Set down, exactly as they appear, the lines from the line holding "What Altair code" through the line holding "Sans advance widths", inclusive; output nothing outside that range.

* Start *

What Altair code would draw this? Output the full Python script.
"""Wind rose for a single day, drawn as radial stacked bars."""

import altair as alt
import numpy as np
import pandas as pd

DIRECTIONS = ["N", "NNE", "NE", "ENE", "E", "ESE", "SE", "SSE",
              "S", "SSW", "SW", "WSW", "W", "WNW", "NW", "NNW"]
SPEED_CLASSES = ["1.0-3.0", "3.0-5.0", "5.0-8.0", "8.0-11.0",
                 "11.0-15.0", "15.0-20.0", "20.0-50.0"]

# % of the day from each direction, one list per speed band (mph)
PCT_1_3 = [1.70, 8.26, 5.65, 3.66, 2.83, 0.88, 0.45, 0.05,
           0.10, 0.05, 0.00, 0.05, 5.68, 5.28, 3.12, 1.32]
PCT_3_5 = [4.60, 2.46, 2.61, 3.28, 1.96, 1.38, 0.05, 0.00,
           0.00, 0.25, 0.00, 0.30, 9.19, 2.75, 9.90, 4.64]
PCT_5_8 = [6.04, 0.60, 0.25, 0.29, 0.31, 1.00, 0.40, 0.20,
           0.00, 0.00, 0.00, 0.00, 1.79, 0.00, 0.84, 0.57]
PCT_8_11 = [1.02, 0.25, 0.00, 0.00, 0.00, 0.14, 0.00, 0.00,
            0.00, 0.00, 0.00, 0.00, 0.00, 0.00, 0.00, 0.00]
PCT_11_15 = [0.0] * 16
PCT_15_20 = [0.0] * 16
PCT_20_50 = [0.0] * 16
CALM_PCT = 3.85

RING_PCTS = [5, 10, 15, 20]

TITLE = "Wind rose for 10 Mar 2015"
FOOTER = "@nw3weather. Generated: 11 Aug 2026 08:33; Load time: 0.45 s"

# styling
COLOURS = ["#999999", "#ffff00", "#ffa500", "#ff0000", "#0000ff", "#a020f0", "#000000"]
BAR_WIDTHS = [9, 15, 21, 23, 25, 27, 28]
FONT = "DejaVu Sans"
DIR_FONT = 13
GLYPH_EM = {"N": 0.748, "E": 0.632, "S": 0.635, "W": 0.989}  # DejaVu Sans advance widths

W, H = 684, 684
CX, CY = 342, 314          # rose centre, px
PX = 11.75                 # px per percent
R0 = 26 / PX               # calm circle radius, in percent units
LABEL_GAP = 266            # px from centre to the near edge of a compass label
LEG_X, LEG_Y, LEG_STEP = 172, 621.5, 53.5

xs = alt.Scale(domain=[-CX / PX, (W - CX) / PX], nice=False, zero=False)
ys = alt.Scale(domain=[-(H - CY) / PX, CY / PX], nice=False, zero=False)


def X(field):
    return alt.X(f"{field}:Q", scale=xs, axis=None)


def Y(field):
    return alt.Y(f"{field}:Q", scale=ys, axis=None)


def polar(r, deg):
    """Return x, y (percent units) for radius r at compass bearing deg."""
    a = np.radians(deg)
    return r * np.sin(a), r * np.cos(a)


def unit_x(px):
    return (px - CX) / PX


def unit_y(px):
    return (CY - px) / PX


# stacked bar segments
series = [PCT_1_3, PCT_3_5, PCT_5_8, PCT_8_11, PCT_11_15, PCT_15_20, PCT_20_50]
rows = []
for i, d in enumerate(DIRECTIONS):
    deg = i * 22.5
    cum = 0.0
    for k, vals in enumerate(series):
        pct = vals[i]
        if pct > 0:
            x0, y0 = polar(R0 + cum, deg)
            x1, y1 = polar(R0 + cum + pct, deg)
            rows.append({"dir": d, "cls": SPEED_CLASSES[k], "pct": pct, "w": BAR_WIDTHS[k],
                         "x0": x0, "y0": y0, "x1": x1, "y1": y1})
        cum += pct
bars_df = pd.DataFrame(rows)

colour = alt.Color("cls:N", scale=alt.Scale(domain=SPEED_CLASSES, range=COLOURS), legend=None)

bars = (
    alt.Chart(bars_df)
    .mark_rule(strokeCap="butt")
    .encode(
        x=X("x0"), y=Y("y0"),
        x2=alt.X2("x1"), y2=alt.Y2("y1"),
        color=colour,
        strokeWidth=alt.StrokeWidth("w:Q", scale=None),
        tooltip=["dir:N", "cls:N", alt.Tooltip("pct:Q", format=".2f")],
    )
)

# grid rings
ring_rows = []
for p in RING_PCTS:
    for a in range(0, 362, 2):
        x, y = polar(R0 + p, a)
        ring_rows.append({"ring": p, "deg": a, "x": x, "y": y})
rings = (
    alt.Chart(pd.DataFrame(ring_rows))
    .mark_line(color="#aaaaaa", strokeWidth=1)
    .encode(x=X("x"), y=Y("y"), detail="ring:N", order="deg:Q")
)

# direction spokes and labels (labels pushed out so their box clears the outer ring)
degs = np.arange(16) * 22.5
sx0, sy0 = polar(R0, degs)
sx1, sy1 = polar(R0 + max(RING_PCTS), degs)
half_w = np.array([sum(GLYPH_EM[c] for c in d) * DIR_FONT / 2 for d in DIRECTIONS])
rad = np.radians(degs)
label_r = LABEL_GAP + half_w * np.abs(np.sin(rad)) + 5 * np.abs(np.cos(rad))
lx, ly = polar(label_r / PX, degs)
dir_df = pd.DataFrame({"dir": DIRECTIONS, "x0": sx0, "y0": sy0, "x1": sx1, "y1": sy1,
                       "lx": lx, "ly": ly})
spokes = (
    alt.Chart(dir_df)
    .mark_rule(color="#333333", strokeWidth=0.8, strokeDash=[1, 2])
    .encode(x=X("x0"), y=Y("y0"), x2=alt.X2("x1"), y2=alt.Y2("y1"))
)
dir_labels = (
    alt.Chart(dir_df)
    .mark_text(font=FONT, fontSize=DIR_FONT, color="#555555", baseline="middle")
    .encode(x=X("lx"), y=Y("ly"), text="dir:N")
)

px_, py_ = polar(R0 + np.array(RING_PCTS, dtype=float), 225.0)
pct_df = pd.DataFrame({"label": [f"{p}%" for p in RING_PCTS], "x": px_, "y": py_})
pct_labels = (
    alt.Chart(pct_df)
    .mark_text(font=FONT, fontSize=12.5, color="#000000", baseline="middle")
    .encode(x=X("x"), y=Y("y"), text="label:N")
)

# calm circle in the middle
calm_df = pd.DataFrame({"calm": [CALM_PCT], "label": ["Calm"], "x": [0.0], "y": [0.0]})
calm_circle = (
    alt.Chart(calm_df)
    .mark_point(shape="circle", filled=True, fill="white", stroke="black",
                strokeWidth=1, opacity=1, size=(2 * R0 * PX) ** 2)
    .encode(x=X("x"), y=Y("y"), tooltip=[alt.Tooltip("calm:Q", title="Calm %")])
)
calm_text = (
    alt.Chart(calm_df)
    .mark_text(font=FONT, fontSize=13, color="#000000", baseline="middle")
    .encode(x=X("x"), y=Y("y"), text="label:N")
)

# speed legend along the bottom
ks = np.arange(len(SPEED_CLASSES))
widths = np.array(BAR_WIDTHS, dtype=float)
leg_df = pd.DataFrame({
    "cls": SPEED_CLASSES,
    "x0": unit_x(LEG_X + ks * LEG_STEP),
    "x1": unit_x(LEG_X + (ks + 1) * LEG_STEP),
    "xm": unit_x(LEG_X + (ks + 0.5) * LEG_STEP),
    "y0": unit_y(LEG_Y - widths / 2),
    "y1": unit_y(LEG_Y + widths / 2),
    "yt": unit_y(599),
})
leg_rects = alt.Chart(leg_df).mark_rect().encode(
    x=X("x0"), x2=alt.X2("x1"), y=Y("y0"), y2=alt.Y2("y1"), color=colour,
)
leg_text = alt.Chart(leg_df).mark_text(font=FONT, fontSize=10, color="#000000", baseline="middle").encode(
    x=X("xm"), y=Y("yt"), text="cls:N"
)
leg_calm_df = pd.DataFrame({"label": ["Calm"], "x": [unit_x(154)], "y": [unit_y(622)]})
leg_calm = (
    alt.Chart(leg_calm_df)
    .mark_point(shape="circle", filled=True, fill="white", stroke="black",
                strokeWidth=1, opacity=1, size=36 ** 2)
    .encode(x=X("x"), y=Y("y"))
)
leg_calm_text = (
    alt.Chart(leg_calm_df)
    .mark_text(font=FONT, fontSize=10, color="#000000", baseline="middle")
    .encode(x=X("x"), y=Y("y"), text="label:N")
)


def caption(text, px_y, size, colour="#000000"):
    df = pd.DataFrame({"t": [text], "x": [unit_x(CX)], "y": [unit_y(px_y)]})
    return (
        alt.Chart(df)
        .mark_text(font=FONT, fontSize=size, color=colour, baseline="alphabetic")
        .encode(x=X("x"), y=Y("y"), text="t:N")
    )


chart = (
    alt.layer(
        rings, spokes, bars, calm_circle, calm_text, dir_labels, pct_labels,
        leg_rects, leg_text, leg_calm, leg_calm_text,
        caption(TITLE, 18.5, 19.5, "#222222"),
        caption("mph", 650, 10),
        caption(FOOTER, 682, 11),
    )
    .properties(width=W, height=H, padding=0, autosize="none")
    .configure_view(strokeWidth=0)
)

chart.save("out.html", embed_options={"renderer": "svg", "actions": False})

* End *
* Start *

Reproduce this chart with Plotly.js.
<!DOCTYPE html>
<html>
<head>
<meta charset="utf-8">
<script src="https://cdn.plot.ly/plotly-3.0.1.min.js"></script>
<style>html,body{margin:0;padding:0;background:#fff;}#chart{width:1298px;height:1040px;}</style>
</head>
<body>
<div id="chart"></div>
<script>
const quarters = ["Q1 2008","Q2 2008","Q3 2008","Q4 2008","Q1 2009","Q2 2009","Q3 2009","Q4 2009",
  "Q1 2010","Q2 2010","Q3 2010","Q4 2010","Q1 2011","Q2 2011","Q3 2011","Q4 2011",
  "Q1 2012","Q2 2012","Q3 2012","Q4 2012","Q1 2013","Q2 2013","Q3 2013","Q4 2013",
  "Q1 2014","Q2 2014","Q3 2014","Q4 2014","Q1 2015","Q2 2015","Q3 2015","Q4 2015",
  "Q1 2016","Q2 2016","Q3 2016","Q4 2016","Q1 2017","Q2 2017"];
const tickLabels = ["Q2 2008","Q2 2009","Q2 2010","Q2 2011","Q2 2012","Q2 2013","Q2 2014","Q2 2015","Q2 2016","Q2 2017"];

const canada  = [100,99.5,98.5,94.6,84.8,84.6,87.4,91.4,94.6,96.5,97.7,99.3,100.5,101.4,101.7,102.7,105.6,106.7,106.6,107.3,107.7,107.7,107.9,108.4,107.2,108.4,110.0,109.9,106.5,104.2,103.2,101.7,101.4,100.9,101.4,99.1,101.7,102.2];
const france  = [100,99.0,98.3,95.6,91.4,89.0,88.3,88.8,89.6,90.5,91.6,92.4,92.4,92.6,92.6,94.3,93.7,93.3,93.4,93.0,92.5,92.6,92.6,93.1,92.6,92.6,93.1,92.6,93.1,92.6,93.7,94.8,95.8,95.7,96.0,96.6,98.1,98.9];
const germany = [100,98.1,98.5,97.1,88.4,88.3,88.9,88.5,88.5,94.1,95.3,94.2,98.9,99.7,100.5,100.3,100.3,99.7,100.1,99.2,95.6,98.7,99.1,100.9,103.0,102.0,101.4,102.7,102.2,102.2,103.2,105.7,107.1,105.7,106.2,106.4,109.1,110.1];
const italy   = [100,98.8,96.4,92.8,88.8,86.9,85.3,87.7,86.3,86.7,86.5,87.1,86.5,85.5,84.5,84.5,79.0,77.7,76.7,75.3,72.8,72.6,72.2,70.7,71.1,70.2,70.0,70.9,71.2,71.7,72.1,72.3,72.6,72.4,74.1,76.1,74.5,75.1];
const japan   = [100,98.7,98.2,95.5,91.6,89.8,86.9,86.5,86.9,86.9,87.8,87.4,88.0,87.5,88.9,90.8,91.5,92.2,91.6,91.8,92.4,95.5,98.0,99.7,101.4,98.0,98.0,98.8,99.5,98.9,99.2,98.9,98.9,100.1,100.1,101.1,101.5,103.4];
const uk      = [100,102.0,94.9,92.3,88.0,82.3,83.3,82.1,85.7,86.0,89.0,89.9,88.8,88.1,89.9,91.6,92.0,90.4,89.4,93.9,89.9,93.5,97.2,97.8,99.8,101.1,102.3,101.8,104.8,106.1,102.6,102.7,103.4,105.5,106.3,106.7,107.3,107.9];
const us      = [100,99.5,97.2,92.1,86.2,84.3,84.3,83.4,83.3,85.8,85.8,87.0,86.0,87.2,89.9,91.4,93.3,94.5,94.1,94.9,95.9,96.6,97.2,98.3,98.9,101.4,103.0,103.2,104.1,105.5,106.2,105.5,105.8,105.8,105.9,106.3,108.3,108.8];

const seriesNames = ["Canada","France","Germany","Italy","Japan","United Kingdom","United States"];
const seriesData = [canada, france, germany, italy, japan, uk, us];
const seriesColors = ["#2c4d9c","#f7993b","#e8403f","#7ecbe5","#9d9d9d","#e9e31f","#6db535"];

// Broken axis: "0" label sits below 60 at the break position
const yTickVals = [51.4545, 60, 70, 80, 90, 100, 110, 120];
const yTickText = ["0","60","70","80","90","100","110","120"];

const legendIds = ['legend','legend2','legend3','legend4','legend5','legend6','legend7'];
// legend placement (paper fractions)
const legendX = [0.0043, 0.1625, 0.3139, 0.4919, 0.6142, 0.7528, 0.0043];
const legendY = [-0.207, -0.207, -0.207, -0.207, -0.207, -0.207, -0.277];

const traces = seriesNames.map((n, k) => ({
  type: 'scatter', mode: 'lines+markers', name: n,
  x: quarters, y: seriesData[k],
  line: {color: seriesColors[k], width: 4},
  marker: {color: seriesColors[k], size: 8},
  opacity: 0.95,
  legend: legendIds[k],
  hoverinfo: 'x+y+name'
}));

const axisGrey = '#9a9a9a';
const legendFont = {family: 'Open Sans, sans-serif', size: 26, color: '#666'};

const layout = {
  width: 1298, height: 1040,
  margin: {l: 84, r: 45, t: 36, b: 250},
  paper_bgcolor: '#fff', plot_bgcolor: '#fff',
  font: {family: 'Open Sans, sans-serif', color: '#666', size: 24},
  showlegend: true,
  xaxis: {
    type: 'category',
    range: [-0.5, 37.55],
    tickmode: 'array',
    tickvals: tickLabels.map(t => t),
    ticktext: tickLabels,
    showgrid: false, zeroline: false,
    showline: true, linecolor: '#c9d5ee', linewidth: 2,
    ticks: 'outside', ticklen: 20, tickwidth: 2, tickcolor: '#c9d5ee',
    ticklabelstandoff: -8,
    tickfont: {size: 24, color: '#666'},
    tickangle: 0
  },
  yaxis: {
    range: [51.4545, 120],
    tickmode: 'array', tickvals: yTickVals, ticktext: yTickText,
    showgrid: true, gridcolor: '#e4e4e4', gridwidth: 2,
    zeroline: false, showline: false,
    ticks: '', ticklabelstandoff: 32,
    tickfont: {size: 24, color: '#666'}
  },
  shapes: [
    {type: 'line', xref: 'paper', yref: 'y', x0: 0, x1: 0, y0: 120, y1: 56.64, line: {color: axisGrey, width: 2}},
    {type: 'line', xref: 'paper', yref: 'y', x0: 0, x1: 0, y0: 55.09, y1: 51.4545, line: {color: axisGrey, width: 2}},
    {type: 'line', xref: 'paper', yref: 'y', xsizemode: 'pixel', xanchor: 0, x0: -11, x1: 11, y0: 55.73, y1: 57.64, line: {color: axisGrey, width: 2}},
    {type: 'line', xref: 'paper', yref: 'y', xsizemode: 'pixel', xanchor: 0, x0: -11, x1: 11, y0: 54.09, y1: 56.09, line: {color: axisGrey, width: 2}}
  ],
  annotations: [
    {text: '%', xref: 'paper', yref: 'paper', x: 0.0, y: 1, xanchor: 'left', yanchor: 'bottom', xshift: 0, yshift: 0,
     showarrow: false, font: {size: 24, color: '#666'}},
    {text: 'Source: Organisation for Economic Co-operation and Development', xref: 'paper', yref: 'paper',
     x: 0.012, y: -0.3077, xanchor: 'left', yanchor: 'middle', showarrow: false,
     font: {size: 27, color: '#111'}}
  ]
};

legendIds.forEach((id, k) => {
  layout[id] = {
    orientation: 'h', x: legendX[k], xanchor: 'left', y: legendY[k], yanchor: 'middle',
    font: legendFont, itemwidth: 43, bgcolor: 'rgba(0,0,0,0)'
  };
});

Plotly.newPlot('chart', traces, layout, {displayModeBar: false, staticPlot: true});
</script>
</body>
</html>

* End *

> **EXPECTED ANSWER**:
What Altair code would draw this? Output the full Python script.
"""Wind rose for a single day, drawn as radial stacked bars."""

import altair as alt
import numpy as np
import pandas as pd

DIRECTIONS = ["N", "NNE", "NE", "ENE", "E", "ESE", "SE", "SSE",
              "S", "SSW", "SW", "WSW", "W", "WNW", "NW", "NNW"]
SPEED_CLASSES = ["1.0-3.0", "3.0-5.0", "5.0-8.0", "8.0-11.0",
                 "11.0-15.0", "15.0-20.0", "20.0-50.0"]

# % of the day from each direction, one list per speed band (mph)
PCT_1_3 = [1.70, 8.26, 5.65, 3.66, 2.83, 0.88, 0.45, 0.05,
           0.10, 0.05, 0.00, 0.05, 5.68, 5.28, 3.12, 1.32]
PCT_3_5 = [4.60, 2.46, 2.61, 3.28, 1.96, 1.38, 0.05, 0.00,
           0.00, 0.25, 0.00, 0.30, 9.19, 2.75, 9.90, 4.64]
PCT_5_8 = [6.04, 0.60, 0.25, 0.29, 0.31, 1.00, 0.40, 0.20,
           0.00, 0.00, 0.00, 0.00, 1.79, 0.00, 0.84, 0.57]
PCT_8_11 = [1.02, 0.25, 0.00, 0.00, 0.00, 0.14, 0.00, 0.00,
            0.00, 0.00, 0.00, 0.00, 0.00, 0.00, 0.00, 0.00]
PCT_11_15 = [0.0] * 16
PCT_15_20 = [0.0] * 16
PCT_20_50 = [0.0] * 16
CALM_PCT = 3.85

RING_PCTS = [5, 10, 15, 20]

TITLE = "Wind rose for 10 Mar 2015"
FOOTER = "@nw3weather. Generated: 11 Aug 2026 08:33; Load time: 0.45 s"

# styling
COLOURS = ["#999999", "#ffff00", "#ffa500", "#ff0000", "#0000ff", "#a020f0", "#000000"]
BAR_WIDTHS = [9, 15, 21, 23, 25, 27, 28]
FONT = "DejaVu Sans"
DIR_FONT = 13
GLYPH_EM = {"N": 0.748, "E": 0.632, "S": 0.635, "W": 0.989}  # DejaVu Sans advance widths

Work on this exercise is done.